First impressions in Florida: Florida has millions of independent voters who make late decisions. Many of those voters search candidates shortly before an election. A campaign website that ranks at the top of name searches, loads fast on mobile, clearly communicates the candidate's platform, and includes credible endorsements and local media coverage has a significant structural advantage over campaigns that neglect their online presence.
The Campaign Website as a Conversion Machine
The campaign website serves multiple functions simultaneously: it is the primary voter information resource, the volunteer recruitment hub, the fundraising platform, and the press contact point. Each function requires intentional design and clear information architecture. A campaign website that buries the donation button, hides the platform behind multiple navigation levels, and offers no volunteer signup path is leaving significant operational capacity on the table.
Issue Pages That Rank and Persuade
Voters searching issue-specific queries — "where does [candidate] stand on [issue]," "[issue] position [city/district]" — represent highly engaged citizens who are actively evaluating candidates. Campaign websites that publish detailed, searchable issue position pages capture this search traffic and serve it with exactly what the voter is looking for. These pages also drive press coverage when journalists researching the candidate's positions find detailed, well-cited platform content rather than vague talking points.

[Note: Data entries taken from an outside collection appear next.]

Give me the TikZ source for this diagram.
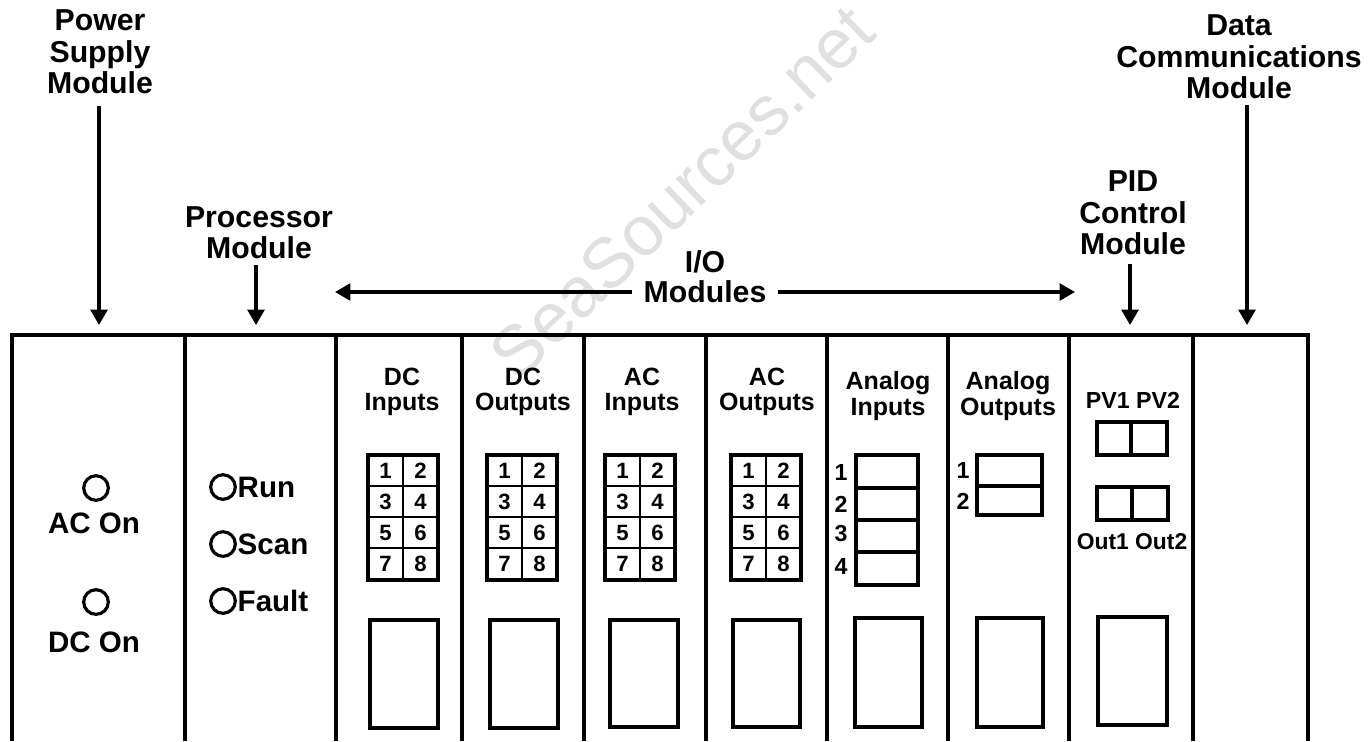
\documentclass[tikz,border=0pt]{standalone}
\usepackage{fontspec}
\setmainfont{Liberation Sans}
\usetikzlibrary{arrows.meta}
\newcommand{\dgrid}[2]{%
  \draw[box] (#2,455) rectangle (#2+70,580);
  \draw[divl] (#2+35,455) -- (#2+35,580);
  \foreach \yy in {486,517,548} \draw[divl] (#2,\yy) -- (#2+70,\yy);
  \foreach \n/\cx/\cy in {1/17.5/471,2/52.5/471,3/17.5/502,4/52.5/502,5/17.5/533,6/52.5/533,7/17.5/564,8/52.5/564}
    \node[num] (#1\n) at (#2+\cx,\cy) {\n};
}
\begin{document}
\begin{tikzpicture}[x=0.01cm,y=-0.01cm,
  frame/.style={line width=1.1pt},
  box/.style={draw,line width=1.1pt},
  divl/.style={line width=0.8pt},
  arr/.style={line width=0.95pt,-{Triangle[length=4.4pt,width=4.8pt]}},
  lbl/.style={font=\fontsize{8.6}{8.9}\selectfont\bfseries,align=center,inner sep=0pt},
  ttl/.style={font=\fontsize{7.1}{7.3}\selectfont\bfseries,align=center,inner sep=0pt},
  ledtxt/.style={font=\fontsize{8.4}{9}\selectfont\bfseries,inner sep=0pt},
  num/.style={font=\fontsize{6.3}{7}\selectfont\bfseries,inner sep=0pt},
  anum/.style={font=\fontsize{6.6}{7}\selectfont\bfseries,inner sep=0pt},
  led/.style={draw,circle,line width=0.9pt,minimum size=7pt,inner sep=0pt}]
\useasboundingbox[fill=white] (0,0) rectangle (1371,741);

% watermark
\node[rotate=44,text=gray!24,font=\fontsize{20}{20}\selectfont,inner sep=0pt] (wm) at (682,192) {SeaSources.net};

% rack frame
\draw[frame] (12,741) -- (12,335) -- (1308,335) -- (1308,741);
\foreach \x in {185,336,462,584,706,827,948,1069,1193} \draw[frame] (\x,335) -- (\x,741);

% top labels and arrows
\node[lbl] (ps) at (100,52) {Power\\Supply\\Module};
\coordinate (psA) at (99,106); \coordinate (psB) at (99,325);
\draw[arr] (psA) -- (psB);

\node[lbl] (proc) at (259,233) {Processor\\Module};
\coordinate (prA) at (256,265); \coordinate (prB) at (256,325);
\draw[arr] (prA) -- (prB);

\node[lbl] (io) at (705,262) {I/O};
\node[lbl] (iom) at (705,292) {Modules};
\coordinate (ioL) at (335,292); \coordinate (ioR) at (1075,292);
\draw[arr,shorten <=3pt] (iom.west) -- (ioL);
\draw[arr,shorten <=3pt] (iom.east) -- (ioR);

\node[lbl] (pid) at (1133,213) {PID\\Control\\Module};
\coordinate (pidA) at (1130,264); \coordinate (pidB) at (1130,325);
\draw[arr] (pidA) -- (pidB);

\node[lbl] (dcm) at (1239,57) {Data\\Communications\\Module};
\coordinate (dcmA) at (1247,105); \coordinate (dcmB) at (1247,325);
\draw[arr] (dcmA) -- (dcmB);

% power supply module
\node[led] (acled) at (96,488) {};
\node[ledtxt] (actxt) at (94,523) {AC On};
\node[led] (dcled) at (96,602) {};
\node[ledtxt] (dctxt) at (94,642) {DC On};

% processor module
\node[led] (runled) at (223,487) {};
\node[ledtxt,anchor=west] (runtxt) at (237,487) {Run};
\node[led] (scanled) at (223,544) {};
\node[ledtxt,anchor=west] (scantxt) at (237,544) {Scan};
\node[led] (faultled) at (223,601) {};
\node[ledtxt,anchor=west] (faulttxt) at (237,601) {Fault};

% discrete I/O modules
\node[ttl] (dcit) at (402,392) {DC\\Inputs};
\dgrid{dci}{368}
\draw[box] (370,620) rectangle (438,728);

\node[ttl] (dcot) at (523,392) {DC\\Outputs};
\dgrid{dco}{487}
\draw[box] (490,620) rectangle (558,728);

\node[ttl] (acit) at (642,392) {AC\\Inputs};
\dgrid{aci}{605}
\draw[box] (610,620) rectangle (678,727);

\node[ttl] (acot) at (767,392) {AC\\Outputs};
\dgrid{aco}{731}
\draw[box] (733,620) rectangle (800,727);

% analog inputs
\node[ttl] (ait) at (888,396) {Analog\\Inputs};
\draw[box] (856,455) rectangle (918,585);
\foreach \yy in {488,520,552} \draw[box] (856,\yy) -- (918,\yy);
\node[anum] (ai1) at (841,472) {1};
\node[anum] (ai2) at (841,504) {2};
\node[anum] (ai3) at (841,533) {3};
\node[anum] (ai4) at (841,566) {4};
\draw[box] (855,618) rectangle (922,727);

% analog outputs
\node[ttl] (aot) at (1008,396) {Analog\\Outputs};
\draw[box] (977,455) rectangle (1042,515);
\draw[box] (977,486) -- (1042,486);
\node[anum] (ao1) at (963,470) {1};
\node[anum] (ao2) at (963,501) {2};
\draw[box] (977,618) rectangle (1043,727);

% PID module
\node[num,font=\fontsize{6.6}{7}\selectfont\bfseries] (pv) at (1133,400) {PV1 PV2};
\draw[box] (1097,422) rectangle (1167,455);
\draw[box] (1131,422) -- (1131,455);
\draw[box] (1097,487) rectangle (1168,520);
\draw[box] (1132,487) -- (1132,520);
\node[num,font=\fontsize{6.5}{7}\selectfont\bfseries] (outs) at (1132,542) {Out1 Out2};
\draw[box] (1098,617) rectangle (1167,725);
\end{tikzpicture}
\end{document}
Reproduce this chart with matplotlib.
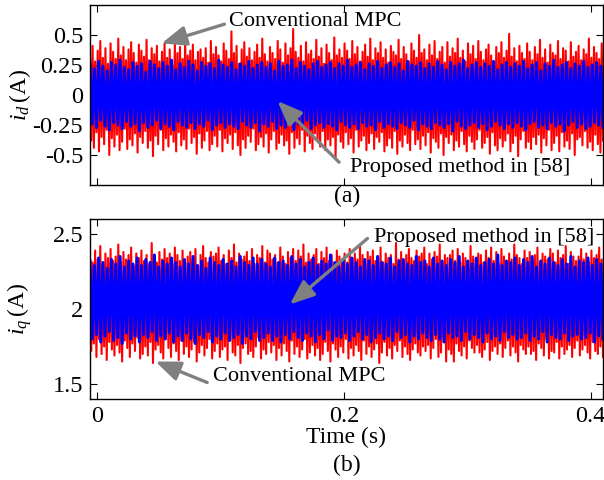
import numpy as np
import matplotlib
matplotlib.use('Agg')
import matplotlib.pyplot as plt

# time span of the record (s)
t_start, t_end = -0.006, 0.41

# --- panel (a): d-axis current, peaks/troughs in units of 0.01 A ---
conv_d_hi = [34, 41, 28, 37, 45, 31, 39, 26, 43, 36, 30, 47, 33, 40, 29, 38, 44, 35, 27, 42,
             37, 32, 46, 29, 39, 34, 41, 28, 36, 43, 31, 38, 25, 44, 35, 40, 30, 48, 33, 37,
             42, 29, 36, 38, 31, 39, 27, 45, 34, 40, 33, 28, 43, 37, 30, 53, 35, 41, 26, 38,
             44, 32, 39, 29, 36, 42, 31, 47, 34, 28, 40, 35, 30, 45, 38, 27, 43, 33, 39, 55,
             36, 31, 41, 28, 44, 34, 37, 30, 46, 32, 39, 26, 42, 35, 29, 48, 33, 38, 31, 43,
             37, 30, 45, 34, 40, 28, 36, 42, 32, 47, 29, 39, 35, 44, 31, 38, 27, 41, 36, 33,
             46, 30, 40, 34, 28, 43, 37, 31, 50, 35, 38, 29, 42, 33, 45, 30, 36, 40, 27, 44,
             32, 39, 35, 47, 31, 37, 28, 43, 34, 41, 30, 45, 36, 29, 38, 42, 33, 26, 40, 35,
             44, 31, 37, 51, 32, 39, 28, 41, 35, 30, 43, 36, 29, 40, 34, 46, 31, 38, 27, 42,
             35, 33, 45, 30, 39, 37, 28, 44, 32, 36, 41, 29, 38, 34, 47, 31, 40, 35, 30, 43]
conv_d_lo = [-38, -44, -31, -47, -35, -41, -29, -50, -36, -43, -33, -46, -39, -28, -45, -37, -42, -32, -48, -35,
             -40, -30, -44, -38, -51, -34, -41, -29, -46, -36, -43, -33, -39, -47, -31, -42, -37, -45, -28, -40,
             -35, -49, -32, -44, -38, -30, -46, -41, -34, -43, -29, -47, -36, -40, -33, -45, -31, -42, -50, -37,
             -44, -34, -39, -28, -46, -41, -35, -43, -32, -48, -37, -30, -45, -40, -33, -42, -38, -49, -31, -44,
             -36, -41, -29, -47, -34, -40, -45, -32, -38, -43, -30, -46, -37, -42, -35, -52, -33, -39, -44, -31,
             -41, -36, -48, -29, -43, -38, -34, -46, -40, -32, -45, -35, -39, -31, -47, -42, -36, -44, -30, -49,
             -38, -43, -33, -40, -46, -29, -41, -37, -45, -34, -42, -31, -48, -36, -39, -44, -32, -50, -35, -40,
             -33, -46, -38, -43, -30, -41, -47, -34, -39, -45, -37, -29, -44, -40, -35, -49, -31, -42, -46, -36,
             -43, -38, -32, -47, -40, -34, -51, -37, -30, -44, -39, -45, -35, -41, -33, -48, -36, -42, -29, -46,
             -40, -34, -47, -31, -43, -38, -45, -32, -50, -37, -35, -42, -30, -44, -39, -46, -33, -41, -48, -38]
prop_d_hi = [26, 22, 28, 24, 20, 27, 25, 29, 23, 21, 27, 24, 26, 19, 28, 25, 22, 27, 24, 29,
             21, 26, 23, 28, 25, 20, 27, 24, 26, 22, 29, 25, 23, 27, 21, 26, 24, 28, 22, 25,
             27, 23, 26, 20, 28, 24, 25, 29, 22, 27, 24, 21, 26, 28, 23, 25, 27, 22, 26, 24,
             29, 23, 25, 27, 21, 26, 24, 28, 22, 25, 27, 23, 26, 20, 28, 25, 24, 27, 22, 26,
             23, 28, 25, 21, 27, 24, 26, 29, 22, 25, 27, 23, 26, 24, 28, 21, 25, 27, 23, 26,
             24, 28, 22, 25, 27, 20, 26, 24, 29, 23, 25, 27, 22, 26, 24, 28, 23, 25, 27, 24]
prop_d_lo = [-24, -27, -21, -26, -29, -23, -25, -28, -22, -26, -24, -30, -23, -27, -25, -21, -28, -24, -26, -29,
             -22, -25, -27, -23, -28, -24, -26, -21, -29, -25, -23, -27, -24, -26, -28, -22, -25, -27, -23, -30,
             -24, -26, -22, -28, -25, -27, -23, -29, -24, -26, -21, -28, -25, -23, -27, -24, -26, -29, -22, -25,
             -27, -24, -28, -23, -26, -25, -29, -22, -27, -24, -26, -28, -23, -25, -27, -21, -29, -24, -26, -28,
             -23, -25, -27, -24, -30, -22, -26, -28, -25, -23, -27, -24, -29, -26, -22, -25, -28, -24, -27, -23,
             -26, -29, -24, -22, -27, -25, -28, -23, -26, -24, -30, -25, -22, -27, -24, -28, -26, -23, -25, -27]

# --- panel (b): q-axis current, peaks/troughs in units of 0.01 A ---
conv_q_hi = [236, 231, 239, 233, 242, 230, 237, 234, 240, 232, 235, 243, 231, 238, 233, 236, 241, 229, 237, 234,
             239, 232, 236, 230, 244, 235, 231, 238, 233, 240, 234, 237, 230, 241, 236, 232, 239, 231, 235, 238,
             233, 240, 229, 236, 242, 234, 231, 238, 235, 237, 241, 232, 236, 230, 239, 234, 243, 231, 237, 233,
             235, 238, 232, 240, 230, 236, 234, 242, 231, 239, 237, 233, 236, 231, 241, 235, 230, 238, 234, 240,
             232, 239, 235, 243, 231, 237, 233, 236, 240, 230, 238, 234, 241, 232, 236, 230, 239, 235, 233, 237,
             231, 240, 234, 237, 233, 242, 236, 230, 238, 235, 239, 232, 235, 241, 231, 237, 234, 236, 230, 244,
             233, 238, 231, 236, 240, 234, 232, 239, 235, 237, 241, 230, 237, 233, 238, 235, 243, 231, 236, 234,
             236, 239, 232, 240, 231, 237, 234, 230, 242, 235, 233, 237, 236, 231, 239, 234, 241, 232, 238, 230,
             240, 235, 231, 237, 233, 243, 236, 234, 230, 239, 234, 238, 232, 236, 241, 231, 237, 235, 233, 240,
             237, 231, 239, 234, 236, 242, 230, 238, 235, 232, 235, 240, 233, 237, 231, 239, 234, 236, 241, 233]
conv_q_lo = [172, 177, 168, 180, 170, 175, 166, 178, 173, 169, 176, 171, 165, 179, 174, 168, 177, 172, 181, 167,
             170, 175, 169, 178, 164, 173, 176, 171, 167, 180, 174, 168, 177, 172, 166, 179, 170, 175, 168, 173,
             178, 165, 171, 176, 169, 174, 180, 167, 172, 177, 168, 173, 175, 166, 179, 171, 169, 176, 164, 174,
             177, 170, 172, 168, 175, 181, 167, 173, 170, 178, 171, 176, 166, 174, 169, 177, 172, 165, 179, 170,
             175, 168, 173, 180, 167, 171, 176, 169, 174, 166, 170, 178, 172, 165, 177, 173, 168, 175, 171, 180,
             167, 174, 169, 176, 172, 166, 179, 170, 175, 168, 173, 177, 164, 171, 178, 169, 174, 167, 176, 172,
             179, 168, 175, 170, 166, 173, 177, 171, 169, 175, 172, 176, 167, 174, 180, 168, 171, 178, 165, 173,
             170, 165, 177, 172, 169, 175, 167, 179, 174, 171, 176, 171, 168, 173, 178, 166, 172, 175, 170, 177,
             168, 174, 179, 169, 175, 171, 165, 176, 173, 170, 175, 170, 172, 166, 177, 174, 169, 180, 167, 172,
             171, 178, 167, 175, 170, 173, 176, 168, 174, 179, 169, 173, 176, 171, 167, 178, 172, 170, 175, 168]
prop_q_hi = [232, 229, 234, 231, 227, 233, 230, 235, 228, 232, 230, 234, 229, 233, 231, 236, 228, 232, 230, 234,
             231, 228, 233, 230, 235, 229, 232, 227, 234, 231, 229, 233, 230, 232, 228, 235, 231, 229, 234, 230,
             233, 230, 228, 234, 231, 232, 229, 235, 230, 233, 228, 231, 234, 229, 232, 230, 236, 231, 228, 233,
             230, 234, 231, 228, 233, 232, 229, 235, 231, 230, 234, 228, 232, 233, 230, 229, 235, 231, 232, 228,
             234, 230, 232, 229, 233, 231, 235, 228, 232, 230, 234, 229, 231, 233, 230, 236, 229, 232, 231, 234,
             229, 233, 231, 235, 228, 232, 230, 234, 231, 229, 233, 230, 235, 228, 232, 231, 234, 229, 233, 230]
prop_q_lo = [180, 183, 178, 182, 185, 179, 181, 177, 184, 180, 182, 178, 183, 181, 185, 179, 182, 180, 184, 178,
             182, 179, 184, 180, 177, 183, 181, 185, 178, 182, 180, 184, 179, 181, 183, 177, 182, 180, 185, 179,
             181, 184, 179, 182, 178, 183, 180, 185, 181, 179, 184, 182, 178, 183, 180, 186, 179, 182, 181, 184,
             179, 182, 185, 180, 183, 178, 181, 184, 180, 182, 179, 185, 181, 183, 178, 182, 180, 184, 181, 179,
             183, 180, 178, 184, 181, 182, 179, 185, 180, 183, 181, 178, 184, 180, 182, 179, 185, 181, 183, 180,
             181, 184, 179, 182, 180, 185, 178, 183, 181, 180, 184, 179, 182, 183, 180, 181, 184, 178, 182, 180]

x_ticks = [0, 0.2, 0.4]
x_tick_labels = ['0', '0.2', '0.4']
d_ticks = [-0.5, -0.25, 0, 0.25, 0.5]
d_tick_labels = ['-0.5', '-0.25', '0', '0.25', '0.5']
q_ticks = [1.5, 2, 2.5]
q_tick_labels = ['1.5', '2', '2.5']


def zigzag(hi, lo):
    """Interleave peak and trough values into one ripple trace (A)."""
    y = np.empty(2 * len(hi))
    y[0::2] = np.array(hi) / 100.0
    y[1::2] = np.array(lo) / 100.0
    t = np.linspace(t_start, t_end, len(y))
    return t, y


plt.rcParams['font.family'] = 'Liberation Serif'
plt.rcParams['mathtext.fontset'] = 'custom'
plt.rcParams['mathtext.rm'] = 'Liberation Serif'
plt.rcParams['mathtext.it'] = 'Liberation Serif:italic'
plt.rcParams['font.size'] = 16

fig = plt.figure(figsize=(6.04, 4.80), dpi=100)
ax1 = fig.add_axes([90 / 604, 1 - 185 / 480, 513 / 604, 180 / 480])
ax2 = fig.add_axes([90 / 604, 1 - 399 / 480, 513 / 604, 180 / 480])

arrow_kw = dict(arrowstyle='-|>,head_length=0.75,head_width=0.3', color='#808080',
                lw=2.4, mutation_scale=20, shrinkA=0, shrinkB=0)

# panel (a)
t, y = zigzag(conv_d_hi, conv_d_lo)
ax1.plot(t, y, color='red', lw=1.5)
t, y = zigzag(prop_d_hi, prop_d_lo)
ax1.plot(t, y, color='blue', lw=2.2)
ax1.set_ylim(-0.75, 0.75)
ax1.set_yticks(d_ticks)
ax1.set_yticklabels(d_tick_labels)
ax1.set_ylabel(r'$i_d\,$(A)', va='center', fontsize=17)
ax1.yaxis.set_label_coords(-0.137, 0.5)
ax1.set_xticklabels([])

ax1.annotate('', xy=(0.052, 0.43), xytext=(0.103, 0.59), arrowprops=arrow_kw)
ax1.text(0.107, 0.61, 'Conventional MPC', ha='left', va='center')
ax1.annotate('', xy=(0.146, -0.05), xytext=(0.196, -0.56), arrowprops=arrow_kw)
ax1.text(0.205, -0.60, 'Proposed method in [58]', ha='left', va='center')

# panel (b)
t, y = zigzag(conv_q_hi, conv_q_lo)
ax2.plot(t, y, color='red', lw=1.5)
t, y = zigzag(prop_q_hi, prop_q_lo)
ax2.plot(t, y, color='blue', lw=2.2)
ax2.set_ylim(1.4, 2.6)
ax2.set_yticks(q_ticks)
ax2.set_yticklabels(q_tick_labels)
ax2.set_ylabel(r'$i_q\,$(A)', va='center', fontsize=17)
ax2.yaxis.set_label_coords(-0.137, 0.5)
ax2.set_xticklabels(x_tick_labels)
ax2.set_xlabel('Time (s)', labelpad=0, fontsize=17)

ax2.annotate('', xy=(0.156, 2.03), xytext=(0.219, 2.47), arrowprops=arrow_kw)
ax2.text(0.224, 2.48, 'Proposed method in [58]', ha='left', va='center')
ax2.annotate('', xy=(0.047, 1.65), xytext=(0.089, 1.51), arrowprops=arrow_kw)
ax2.text(0.094, 1.547, 'Conventional MPC', ha='left', va='center')

for ax in (ax1, ax2):
    ax.set_xlim(t_start, t_end)
    ax.set_xticks(x_ticks)
    ax.tick_params(direction='in', top=True, right=True, length=5, width=0.8,
                   pad=5, labelsize=17.5)
    for s in ax.spines.values():
        s.set_linewidth(1.0)

fig.text(347 / 604, 1 - 196 / 480, '(a)', ha='center', va='center', fontsize=17)
fig.text(347 / 604, 1 - 465 / 480, '(b)', ha='center', va='center', fontsize=17)

fig.savefig('out.png', dpi=100)
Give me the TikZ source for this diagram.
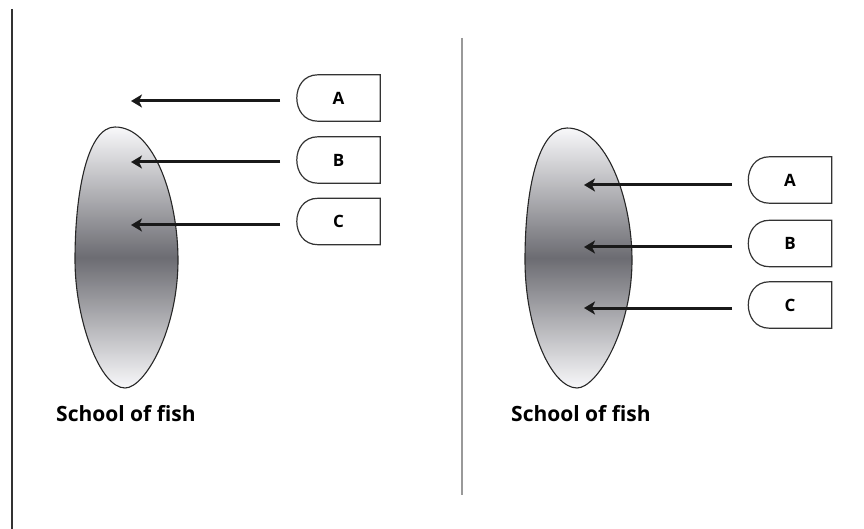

Effective issue pages go beyond slogans to explain the candidate's position in enough depth that a genuinely interested voter finishes the page better informed and more favorably impressed. They include relevant local data and context — local unemployment figures, local crime statistics, local infrastructure status — that grounds the national issue in the district's specific reality. This local specificity also helps the page rank for local issue searches rather than competing against national candidates and media outlets for generic issue keywords.
Mobile-First Design Is Non-Negotiable
The majority of political search traffic arrives on mobile devices — particularly among younger voters and working-class voters who are less likely to have desktop computer access during the hours they conduct research. A campaign website that is slow, hard to navigate, or difficult to read on a smartphone loses those voters before they finish loading the page. Google's Core Web Vitals scores directly affect search rankings for candidate name searches, and a slow-loading campaign website may rank below well-optimized news articles or opposition research in the candidate's own name search results.
Earned Media and Local SEO for Campaigns
Earned media — coverage in local newspapers, news sites, community blogs, radio, and television — is the highest-credibility form of political communication and also a significant source of inbound links that strengthen the campaign website's search authority. Every time a local news outlet links to the campaign website from a coverage article, that link signals to Google that the campaign website is a credible, locally relevant resource. A campaign that actively cultivates earned media — through press releases, media relationships, and newsworthy events — builds its search authority as a side effect of legitimate news coverage.
Google Business Profile for Campaigns
Political campaigns are eligible for Google Business Profile listings, which can appear in local searches for the candidate's name or office. A complete GBP profile — with the campaign office address, phone number, website link, hours, photos, and Google reviews from supporters — adds a prominent, formatted knowledge panel to name searches that reinforces the campaign's professionalism and accessibility. For local races where Google Maps searches for "city council candidate [name]" are common, a GBP listing can appear above the campaign website itself in search results.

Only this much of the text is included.